Dalam sistem Islam, pemerintah menyediakan pendidikan gratis karena dalam Islam, penguasa harus mengurusi dan bertanggung jawab pada kesejahteraan rakyatnya sesuai hadist Rasullah yaitu “Imam adalah bagaikan penggembala dan dialah yang bertanggung jawab atas gembalaannya itu.” (HR Muslim). Pembiayaan pendidikan Dalam system Islam, pendidikan yang diselenggarakan negara memperoleh sumber pembiayaan sepenuhnya dari negara. Sejarah mencatat, pada masa Khalifah Umar bin Khaththab, sumber pembiayaan untuk kemaslahatan umum termasuk pendidikan, berasal dari jizyah, kharaj, dan usyur. Terdapat dua sumber pendapatan Baitul Mal yang dapat digunakan membiayai pendidikan, yaitu : pos kepemilikan negara (fai` dan kharaj ,ghanimah, khumus dan jizyah) dan pos kepemilikan umum, seperti tambang minyak dan gas, hutan, laut, dan hima (ejournal.iainmadura.ac.id, 01/06/2014)
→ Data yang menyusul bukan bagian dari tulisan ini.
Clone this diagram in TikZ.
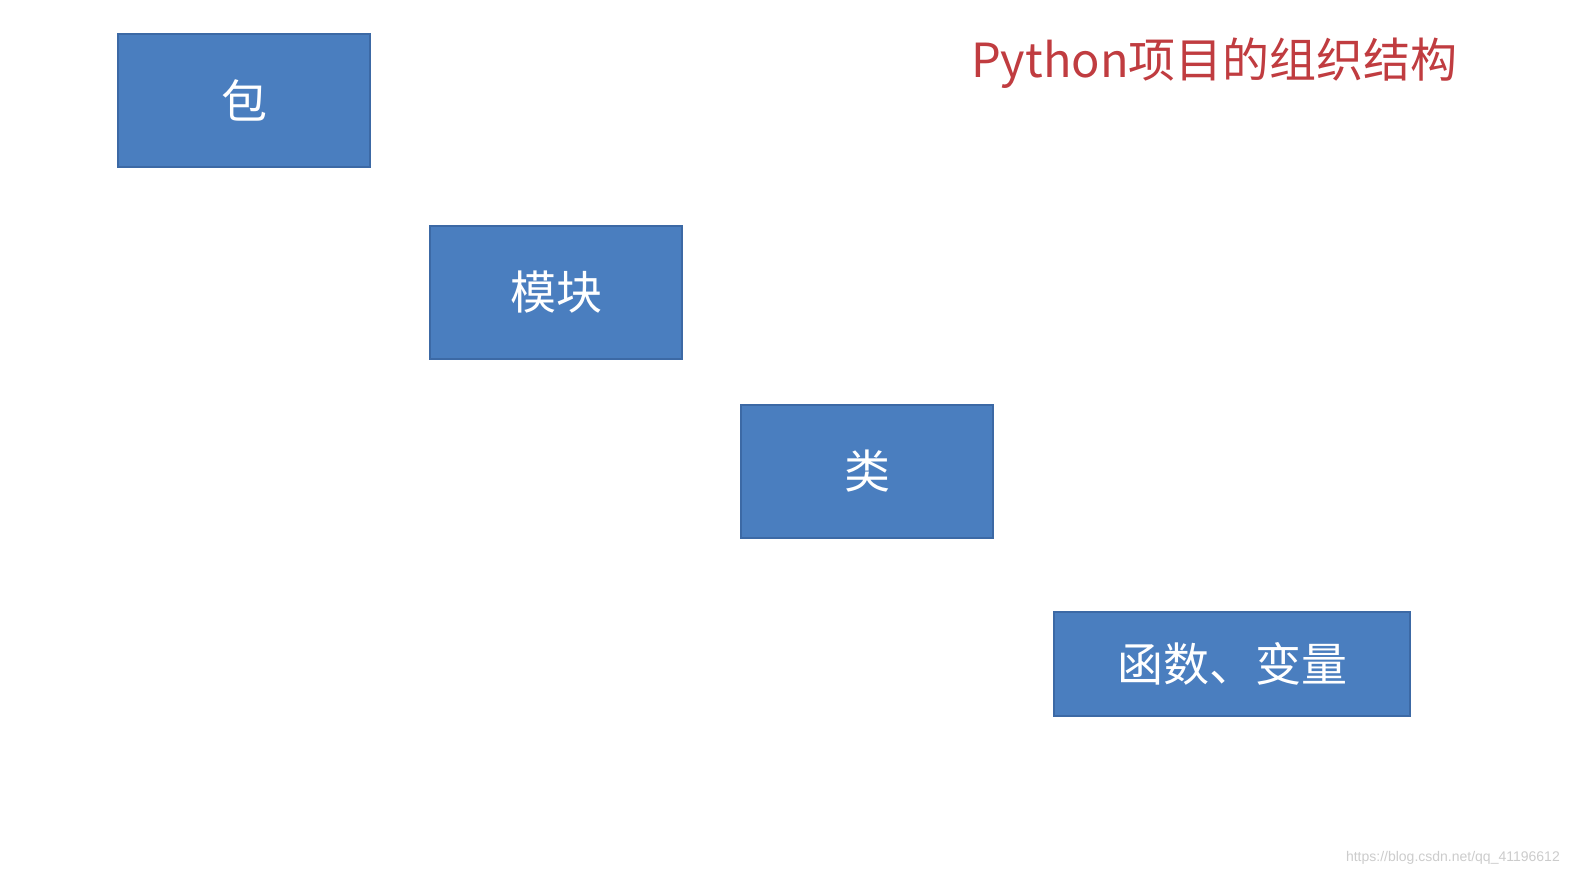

Kegemilangan sistem pendidikan Islam tentu tidak terpisahkan dari sistem Islam secara kaffah. Sistem Islam kaffah hanya bisa diwujudkan oleh institusi yang menerapkannya, yaitu Khilafah. Sejarah emas pendidikan, keilmuan dan peradaban seperti yang telah ditulis dengan tinta emas menjadi bukti nyata bahwa kunci kejayaan Islam dan umatnya hanya akan terwujud ketika syariat Islam diterapkan secara kaffah dengan tegaknya kembali Khilafah institusi yang menerapkannya.